以下、非常にどうでもいいけど気になったこと(笑)。

戸神@功一の部屋。「だけどそれ以上に」の「そ」と共につばが飛んでいって、私はちゃっかり笑ってしまいました。
おはぎさん@時効当日。「すっかり大人の女じゃないですか」のすと共につばが飛んでいって、私はうっかり笑ってしまいました。

「時間ないから早く乗って」「あ、ハイ。」彼女コメディーいいよ。コメディー攻めたらいいと思う。

「傘」というキーワードが出てきた後のカットで、ニノの目がものすごく茶っこくてかわいかった。

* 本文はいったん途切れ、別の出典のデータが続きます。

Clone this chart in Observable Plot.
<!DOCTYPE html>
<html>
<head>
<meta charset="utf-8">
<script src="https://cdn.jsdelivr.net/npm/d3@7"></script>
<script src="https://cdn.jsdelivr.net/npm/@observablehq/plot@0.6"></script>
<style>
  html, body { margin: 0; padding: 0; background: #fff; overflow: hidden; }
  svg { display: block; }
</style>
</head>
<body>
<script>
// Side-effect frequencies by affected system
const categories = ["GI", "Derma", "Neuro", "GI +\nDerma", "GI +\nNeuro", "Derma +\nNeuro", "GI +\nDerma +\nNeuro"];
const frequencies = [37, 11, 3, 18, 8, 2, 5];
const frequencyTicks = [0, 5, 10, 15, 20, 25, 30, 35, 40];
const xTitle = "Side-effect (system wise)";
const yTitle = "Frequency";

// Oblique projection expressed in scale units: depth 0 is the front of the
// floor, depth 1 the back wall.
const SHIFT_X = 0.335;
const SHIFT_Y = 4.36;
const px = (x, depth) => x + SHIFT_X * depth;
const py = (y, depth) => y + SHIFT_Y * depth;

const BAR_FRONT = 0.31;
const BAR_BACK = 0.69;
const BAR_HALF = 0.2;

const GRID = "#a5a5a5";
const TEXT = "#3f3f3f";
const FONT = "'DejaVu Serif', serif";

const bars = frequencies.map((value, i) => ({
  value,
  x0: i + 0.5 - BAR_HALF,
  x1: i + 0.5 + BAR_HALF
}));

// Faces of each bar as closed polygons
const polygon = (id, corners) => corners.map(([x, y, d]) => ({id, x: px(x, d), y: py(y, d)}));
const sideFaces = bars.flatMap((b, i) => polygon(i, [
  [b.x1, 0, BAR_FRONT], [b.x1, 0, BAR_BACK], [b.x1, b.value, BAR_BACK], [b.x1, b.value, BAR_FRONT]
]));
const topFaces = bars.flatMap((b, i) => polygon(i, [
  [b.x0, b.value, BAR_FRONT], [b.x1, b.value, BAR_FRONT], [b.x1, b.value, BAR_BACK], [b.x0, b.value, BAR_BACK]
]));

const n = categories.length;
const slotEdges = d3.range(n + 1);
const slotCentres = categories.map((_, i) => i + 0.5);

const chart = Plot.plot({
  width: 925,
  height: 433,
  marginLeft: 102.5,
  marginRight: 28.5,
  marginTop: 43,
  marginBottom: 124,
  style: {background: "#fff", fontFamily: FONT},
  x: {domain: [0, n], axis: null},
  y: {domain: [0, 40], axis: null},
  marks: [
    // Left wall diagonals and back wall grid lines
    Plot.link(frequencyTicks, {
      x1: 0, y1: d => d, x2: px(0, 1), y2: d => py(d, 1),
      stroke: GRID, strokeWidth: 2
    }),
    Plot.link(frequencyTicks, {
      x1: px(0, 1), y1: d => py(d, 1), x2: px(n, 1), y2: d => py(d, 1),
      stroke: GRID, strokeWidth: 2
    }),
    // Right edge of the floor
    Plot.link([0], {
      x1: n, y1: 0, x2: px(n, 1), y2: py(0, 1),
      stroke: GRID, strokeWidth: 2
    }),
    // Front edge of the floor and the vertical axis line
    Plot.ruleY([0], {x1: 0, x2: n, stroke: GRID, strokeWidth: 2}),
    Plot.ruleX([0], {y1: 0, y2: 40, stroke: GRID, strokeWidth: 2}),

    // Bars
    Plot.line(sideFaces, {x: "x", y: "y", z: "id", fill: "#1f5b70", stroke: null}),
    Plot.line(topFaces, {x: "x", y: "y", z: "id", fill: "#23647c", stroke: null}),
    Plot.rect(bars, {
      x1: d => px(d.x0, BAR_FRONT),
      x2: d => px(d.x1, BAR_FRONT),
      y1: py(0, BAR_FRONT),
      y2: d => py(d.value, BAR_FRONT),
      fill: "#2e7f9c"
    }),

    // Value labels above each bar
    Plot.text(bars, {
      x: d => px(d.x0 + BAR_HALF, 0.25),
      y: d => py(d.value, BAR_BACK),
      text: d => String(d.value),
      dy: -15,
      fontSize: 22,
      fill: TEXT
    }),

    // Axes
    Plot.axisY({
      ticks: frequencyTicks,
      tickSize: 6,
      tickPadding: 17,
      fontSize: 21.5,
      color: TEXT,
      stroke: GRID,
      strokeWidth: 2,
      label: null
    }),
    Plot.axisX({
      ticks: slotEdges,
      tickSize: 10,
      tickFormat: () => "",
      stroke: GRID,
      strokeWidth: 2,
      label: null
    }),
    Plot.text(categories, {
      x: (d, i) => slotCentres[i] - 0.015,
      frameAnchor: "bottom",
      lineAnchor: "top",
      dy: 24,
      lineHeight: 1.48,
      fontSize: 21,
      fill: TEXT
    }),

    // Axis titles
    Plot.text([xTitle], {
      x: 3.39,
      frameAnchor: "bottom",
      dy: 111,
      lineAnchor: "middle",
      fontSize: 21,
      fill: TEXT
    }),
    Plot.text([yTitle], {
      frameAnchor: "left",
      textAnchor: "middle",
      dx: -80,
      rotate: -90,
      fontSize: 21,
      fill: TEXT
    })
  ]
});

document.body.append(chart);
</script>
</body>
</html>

最近読ませて頂いたニノのインタで(CutかHかどっちか)、ニノは狙ってるんだということを知りました。彼は人の印象に残ったらいいと、思っているらしい。印象に残るだけの感情を毎話毎話発散させるのは、そうそう狙って出来ることじゃないと思うんだよね。だけど毎回やる。「最後まで話ちゃんと聞いてからだ」に、純粋な怒りと、ささやかな尻込みを見た私は、間違っているんだろうか? 功一は犯人を見つけて親離れしたいけど、両親のことは忘れたくないはずだ。目の前にいるこいつが捕まったら、PCの壁紙から朝一番に考えることから、功一のいままで知っていた日常の全てが変わるわけで、その変化を、彼は本当に分かっているのかな、とふと思った。やっと開放される喜びと同じ分量で、開放されて弟妹以外何も残らない自分という漠然さが、なんとなくあの口ごもったような口調に感じられた。